Prior to his current position in New York, Ricardo worked in the Office of the Director-General of UNESCO at its Headquarters in Paris for five years. He served in the external relations team of former Director-General Irina Bokova and was Special Assistant to the Spokesperson of former Director-General Koichiro Matsuura.
Ricardo holds a Masters degree in International Relations and Diplomacy and a Bachelors degree in Communication and Modern Languages. Other than his native Portuguese, he fluently speaks English, French, Spanish and Italian. He is Brazilian and is married with two young children.

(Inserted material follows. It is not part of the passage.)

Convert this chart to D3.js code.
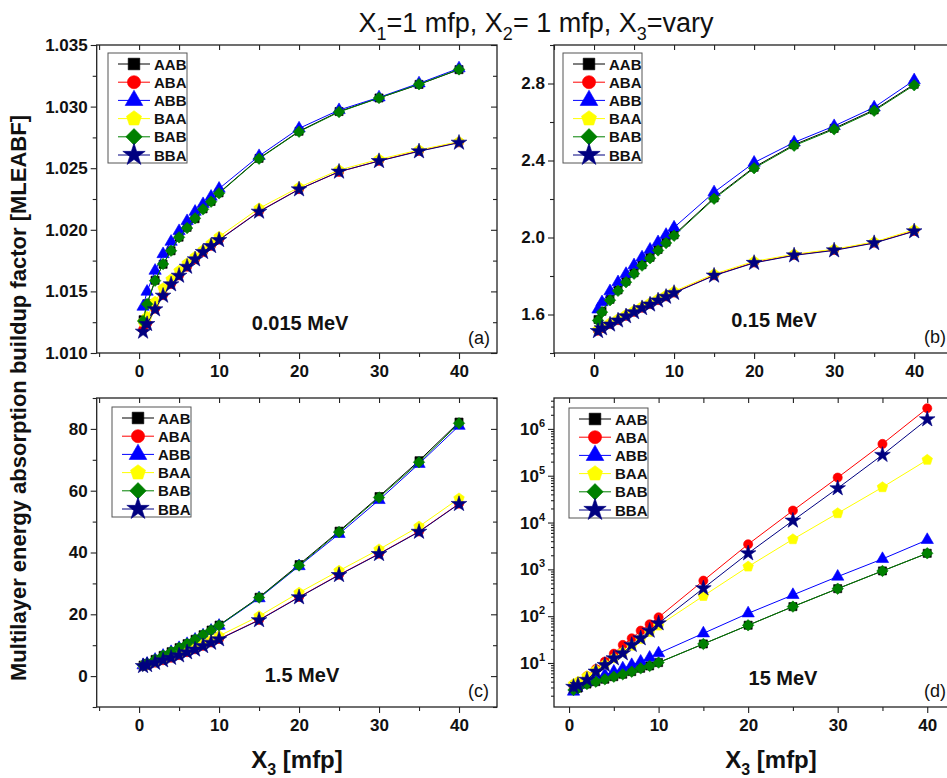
<!DOCTYPE html>
<html><head><meta charset="utf-8">
<script src="https://cdn.jsdelivr.net/npm/d3@7"></script>
<style>body{margin:0;background:#fff}svg{display:block}</style>
</head><body>
<svg id="chart" width="947" height="778"></svg>
<script>
const xValues = [0.5,1,2,3,4,5,6,7,8,9,10,15,20,25,30,35,40];
const seriesNames = ["AAB","ABA","ABB","BAA","BAB","BBA"];
const seriesColors = ["#000000","#ff0000","#0000ff","#ffff00","#008000","#000080"];

// (a) 0.015 MeV
const a_AAB = [1.0127,1.0140,1.0159,1.0172,1.0183,1.0194,1.0202,1.0209,1.0217,1.0223,1.0230,1.0258,1.0280,1.0296,1.0307,1.0318,1.0330];
const a_ABA = [1.0119,1.0124,1.0136,1.0147,1.0156,1.0163,1.0170,1.0176,1.0182,1.0187,1.0192,1.0215,1.0233,1.0247,1.0256,1.0264,1.0271];
const a_ABB = [1.01376,1.01498,1.01668,1.01803,1.01903,1.0199,1.02071,1.02147,1.02209,1.02269,1.02334,1.02599,1.02823,1.02972,1.03075,1.03189,1.03311];
const a_BAA = [1.01254,1.01295,1.01416,1.01525,1.01598,1.01668,1.01728,1.01782,1.01836,1.0189,1.01944,1.02174,1.02345,1.02485,1.02572,1.02648,1.02715];
const a_BAB = [1.0126,1.01397,1.01587,1.01722,1.0183,1.01939,1.02014,1.02093,1.02166,1.02228,1.02296,1.02577,1.02796,1.02956,1.0307,1.03181,1.03302];
const a_BBA = [1.01173,1.01235,1.01354,1.01465,1.01557,1.01627,1.017,1.0176,1.0182,1.01868,1.01917,1.02147,1.02328,1.02472,1.02558,1.02637,1.02707];

// (b) 0.15 MeV
const b_AAB = [1.574,1.617,1.679,1.728,1.773,1.817,1.859,1.897,1.938,1.976,2.014,2.206,2.365,2.482,2.567,2.663,2.796];
const b_ABA = [1.516,1.530,1.550,1.571,1.593,1.614,1.635,1.654,1.675,1.694,1.714,1.804,1.870,1.909,1.935,1.973,2.034];
const b_ABB = [1.626,1.664,1.721,1.768,1.811,1.856,1.897,1.937,1.976,2.014,2.052,2.235,2.389,2.494,2.579,2.676,2.817];
const b_BAA = [1.522,1.536,1.556,1.577,1.599,1.620,1.641,1.660,1.681,1.700,1.720,1.810,1.876,1.913,1.939,1.977,2.040];
const b_BAB = [1.569,1.612,1.674,1.723,1.768,1.812,1.854,1.892,1.933,1.971,2.009,2.201,2.360,2.477,2.562,2.658,2.791];
const b_BBA = [1.514,1.528,1.548,1.569,1.591,1.612,1.633,1.652,1.673,1.692,1.712,1.802,1.868,1.907,1.933,1.971,2.032];

// (c) 1.5 MeV
const c_AAB = [3.56,4.1,5.4,6.7,7.9,9.2,10.5,11.9,13.4,14.9,16.5,25.5,36.1,46.9,58.1,69.7,82.2];
const c_ABA = [3.3,3.6,4.35,5.15,5.95,6.8,7.75,8.7,9.8,10.9,12.0,18.2,25.6,32.8,39.6,46.8,55.8];
const c_ABB = [3.5,4.0,5.3,6.6,7.8,9.1,10.4,11.8,13.2,14.7,16.3,25.2,35.6,46.0,57.0,68.7,81.0];
const c_BAA = [3.4,3.8,4.6,5.5,6.4,7.3,8.3,9.3,10.4,11.6,13.0,19.4,27.0,34.1,41.0,48.4,57.5];
const c_BAB = [3.5,4.05,5.35,6.65,7.85,9.15,10.45,11.85,13.35,14.85,16.4,25.4,35.8,46.6,57.8,69.2,81.8];
const c_BBA = [3.24,3.56,4.3,5.1,5.9,6.7,7.7,8.6,9.7,10.8,11.9,18.1,25.5,32.7,39.5,46.7,55.7];

// (d) 15 MeV
const d_AAB = [2.7,2.9,3.55,4.0,4.5,5.1,5.75,6.55,7.7,8.65,10.2,25.5,64,160,387,925,2200];
const d_ABA = [3.24,3.8,5.25,7.41,10.7,15.8,24.3,33.7,49,67,94.6,574,3440,18000,91200,478000,2760000];
const d_ABB = [2.45,3.39,4.17,4.7,5.55,6.53,7.69,9.06,10.7,13,16.1,43,115,284,700,1667,4250];
const d_BAA = [3.55,3.98,5.25,7.08,9.33,12.6,17,23.4,32.4,45.7,62.8,270,1143,4390,15800,56700,218000];
const d_BAB = [2.65,2.88,3.56,3.99,4.48,5.1,5.73,6.53,7.69,8.63,10.2,25.5,63.8,160,387,925,2200];
const d_BBA = [3.09,3.39,4.37,6.53,9.06,12.6,16.1,24.3,33.7,49,70.5,394,2200,11000,54000,278000,1600000];

// ticks
const xTicks = [0,10,20,30,40];
const xMinorTicks = [-5,5,15,25,35];
const yTicksA = [1.010,1.015,1.020,1.025,1.030,1.035];
const yMinorA = [1.0125,1.0175,1.0225,1.0275,1.0325];
const yTicksB = [1.6,2.0,2.4,2.8];
const yMinorB = [1.4,1.8,2.2,2.6,3.0];
const yTicksC = [0,20,40,60,80];
const yMinorC = [-10,10,30,50,70,90];
const yTicksD = [1e1,1e2,1e3,1e4,1e5,1e6];
const energyLabels = ["0.015 MeV","0.15 MeV","1.5 MeV","15 MeV"];
const panelTags = ["(a)","(b)","(c)","(d)"];
const titleParts = ["X","1","=1 mfp, X","2","= 1 mfp, X","3","=vary"];
const yTitle = "Multilayer energy absorption buildup factor [MLEABF]";

const panelData = [
  [a_AAB,a_ABA,a_ABB,a_BAA,a_BAB,a_BBA],
  [b_AAB,b_ABA,b_ABB,b_BAA,b_BAB,b_BBA],
  [c_AAB,c_ABA,c_ABB,c_BAA,c_BAB,c_BBA],
  [d_AAB,d_ABA,d_ABB,d_BAA,d_BAB,d_BBA]
];

const FONT = "'Liberation Sans', Arial, Helvetica, sans-serif";
const svg = d3.select("#chart").style("font-family", FONT);
svg.append("rect").attr("width",947).attr("height",778).attr("fill","#fff");

// marker shapes
const pentagon = {draw(ctx,size){const r=Math.sqrt(size/2.378);for(let i=0;i<5;i++){const a=-Math.PI/2+i*2*Math.PI/5;const x=r*Math.cos(a),y=r*Math.sin(a);i?ctx.lineTo(x,y):ctx.moveTo(x,y);}ctx.closePath();}};
const diamond = {draw(ctx,size){const r=Math.sqrt(size/2);ctx.moveTo(0,-r);ctx.lineTo(r,0);ctx.lineTo(0,r);ctx.lineTo(-r,0);ctx.closePath();}};
const shapes = [d3.symbolSquare,d3.symbolCircle,d3.symbolTriangle,pentagon,diamond,d3.symbolStar];
const shapeScale = [1,1,1,1.1,1,1.15];

const layout = [
  {left:96.7,right:497,top:45,bottom:353,xd:[-5.3,44.75],yd:[1.010,1.035],log:false,yt:yTicksA,ym:yMinorA,fmt:d3.format(".3f"),
   leg:[108,53],energy:[300,330],tag:[490,344,"end"]},
  {left:554,right:955,top:45,bottom:353,xd:[-5.0,45.1],yd:[1.4,3.0],log:false,yt:yTicksB,ym:yMinorB,fmt:d3.format(".1f"),
   leg:[563,53],energy:[774,327],tag:[946,343,"end"]},
  {left:96.7,right:497,top:398,bottom:707,xd:[-5.3,44.75],yd:[-10,90],log:false,yt:yTicksC,ym:yMinorC,fmt:d3.format("d"),
   leg:[112,407],energy:[302,682],tag:[489,697,"end"]},
  {left:554,right:955,top:398,bottom:707,xd:[-1.68,43.1],yd:[Math.pow(10,0.06),Math.pow(10,6.66)],log:true,yt:yTicksD,ym:null,fmt:null,
   leg:[569,408],energy:[783,685],tag:[946,697,"end"]}
];

const axisColor = "#222";

layout.forEach((L,pi)=>{
  const x = d3.scaleLinear().domain(L.xd).range([L.left,L.right]);
  const y = (L.log ? d3.scaleLog() : d3.scaleLinear()).domain(L.yd).range([L.bottom,L.top]);
  const g = svg.append("g");

  let yMinor = L.ym;
  if (L.log){
    yMinor = [];
    for(let e=0;e<=6;e++) for(let m=2;m<=9;m++){const v=m*Math.pow(10,e); if(v>=L.yd[0]&&v<=L.yd[1]) yMinor.push(v);}
  }
  const xMinor = xMinorTicks.filter(v=>v>=L.xd[0]-1e-9&&v<=L.xd[1]);

  const gb = g.append("g").attr("transform",`translate(0,${L.bottom})`);
  gb.call(d3.axisBottom(x).tickValues(xTicks).tickSize(6).tickPadding(6).tickFormat(d3.format("d")));
  gb.append("g").call(d3.axisBottom(x).tickValues(xMinor).tickSize(4).tickFormat(""));
  const gt = g.append("g").attr("transform",`translate(0,${L.top})`);
  gt.call(d3.axisTop(x).tickValues(xTicks.concat(xMinor)).tickSize(-5).tickFormat(""));
  const gl = g.append("g").attr("transform",`translate(${L.left},0)`);
  if (L.log){
    gl.call(d3.axisLeft(y).tickValues(L.yt).tickSize(6).tickPadding(4).tickFormat(""));
  } else {
    gl.call(d3.axisLeft(y).tickValues(L.yt).tickSize(6).tickPadding(3).tickFormat(L.fmt));
  }
  gl.append("g").call(d3.axisLeft(y).tickValues(yMinor).tickSize(L.log?3:4).tickFormat(""));
  const gr = g.append("g").attr("transform",`translate(${L.right},0)`);
  gr.call(d3.axisRight(y).tickValues(L.yt).tickSize(-6).tickFormat(""));
  if(!L.log) gr.append("g").call(d3.axisRight(y).tickValues(yMinor).tickSize(-4).tickFormat(""));

  g.selectAll(".domain").remove();
  g.selectAll(".tick line").attr("stroke",axisColor).attr("stroke-width",1.1);
  g.selectAll(".tick text").attr("font-family",FONT).attr("font-size",17).attr("font-weight","bold").attr("fill","#111");

  if (L.log){
    const lab = gl.selectAll(".tickLab").data(L.yt).enter().append("text")
      .attr("x",-9).attr("y",d=>y(d)+6).attr("text-anchor","end")
      .attr("font-size",17).attr("font-weight","bold").attr("fill","#111");
    lab.append("tspan").text("10");
    lab.append("tspan").attr("dy",-8).attr("font-size",11).text(d=>Math.round(Math.log10(d)));
  }

  g.append("rect").attr("x",L.left).attr("y",L.top).attr("width",L.right-L.left).attr("height",L.bottom-L.top)
    .attr("fill","none").attr("stroke",axisColor).attr("stroke-width",1.3);

  const line = d3.line().x((d,i)=>x(xValues[i])).y(d=>y(d));
  panelData[pi].forEach((vals,si)=>{
    const col = seriesColors[si];
    g.append("path").attr("d",line(vals)).attr("fill","none").attr("stroke",col).attr("stroke-width",1);
    const sym = d3.symbol().type(shapes[si]).size(66*shapeScale[si]);
    g.selectAll(null).data(vals).enter().append("path")
      .attr("d",sym).attr("transform",(d,i)=>`translate(${x(xValues[i])},${y(d)})`)
      .attr("fill",col).attr("stroke",col).attr("stroke-width",0.6);
  });

  const [lx,ly] = L.leg;
  const lg = g.append("g");
  lg.append("rect").attr("x",lx).attr("y",ly).attr("width",79).attr("height",110)
    .attr("fill","#fff").attr("stroke","#555").attr("stroke-width",1);
  seriesNames.forEach((nm,si)=>{
    const cy = ly + 11 + si*18.2;
    lg.append("line").attr("x1",lx+10).attr("x2",lx+42).attr("y1",cy).attr("y2",cy)
      .attr("stroke",seriesColors[si]).attr("stroke-width",1);
    lg.append("path").attr("d",d3.symbol().type(shapes[si]).size(135*shapeScale[si]))
      .attr("transform",`translate(${lx+26},${cy})`).attr("fill",seriesColors[si]).attr("stroke",seriesColors[si]).attr("stroke-width",0.6);
    lg.append("text").attr("x",lx+46).attr("y",cy+5.5).attr("font-size",15).attr("font-weight","bold").attr("fill","#111").text(nm);
  });

  g.append("text").attr("x",L.energy[0]).attr("y",L.energy[1]).attr("text-anchor","middle")
    .attr("font-size",20).attr("font-weight","bold").attr("fill","#111").text(energyLabels[pi]);
  g.append("text").attr("x",L.tag[0]).attr("y",L.tag[1]).attr("text-anchor",L.tag[2])
    .attr("font-size",18).attr("fill","#111").text(panelTags[pi]);
});

const tt = svg.append("text").attr("x",536).attr("y",32).attr("text-anchor","middle")
  .attr("font-size",27).attr("fill","#111");
titleParts.forEach((p,i)=>{
  const sub = i%2===1;
  tt.append("tspan").attr("dy", sub?8:(i>0?-8:0)).attr("font-size",sub?18:27).text(p);
});

svg.append("text").attr("transform","translate(26,398) rotate(-90)").attr("text-anchor","middle")
  .attr("font-size",22).attr("font-weight","bold").attr("fill","#111").text(yTitle);

[297,771].forEach(cx=>{
  const t = svg.append("text").attr("x",cx).attr("y",768).attr("text-anchor","middle")
    .attr("font-size",24).attr("font-weight","bold").attr("fill","#111");
  t.append("tspan").text("X");
  t.append("tspan").attr("dy",7).attr("font-size",16).text("3");
  t.append("tspan").attr("dy",-7).text(" [mfp]");
});
</script>
</body></html>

Statement by Ricardo de Guimarães Pinto,
UNESCO Office in NY
on the occasion of
2018 CULTURAL HERITAGE SYMPOSIUM WILLIAM & MARY LAW SCHOOL
The Art and Cultural Heritage Law Society & Center for Comparative Legal Studies and Post-Conflict Peacebuilding
Williamsburg, Virginia, 19 October 2018
Ladies and Gentlemen,
On behalf of UNESCO, the United Nations Educational, Scientific, and Cultural Organization, it is really a great honor for me to be with you today at William & Mary Law School. As we all know, William & Mary was the first law school in the United States and was the brainchild of President Thomas Jefferson. Given your rich history, I particularly appreciate your commitment to UNESCO’s cultural work: to protect the heritage of humanity so that each of us – regardless of age, gender, nationality or income – can enjoy, benefit and learn from the legacy of the past.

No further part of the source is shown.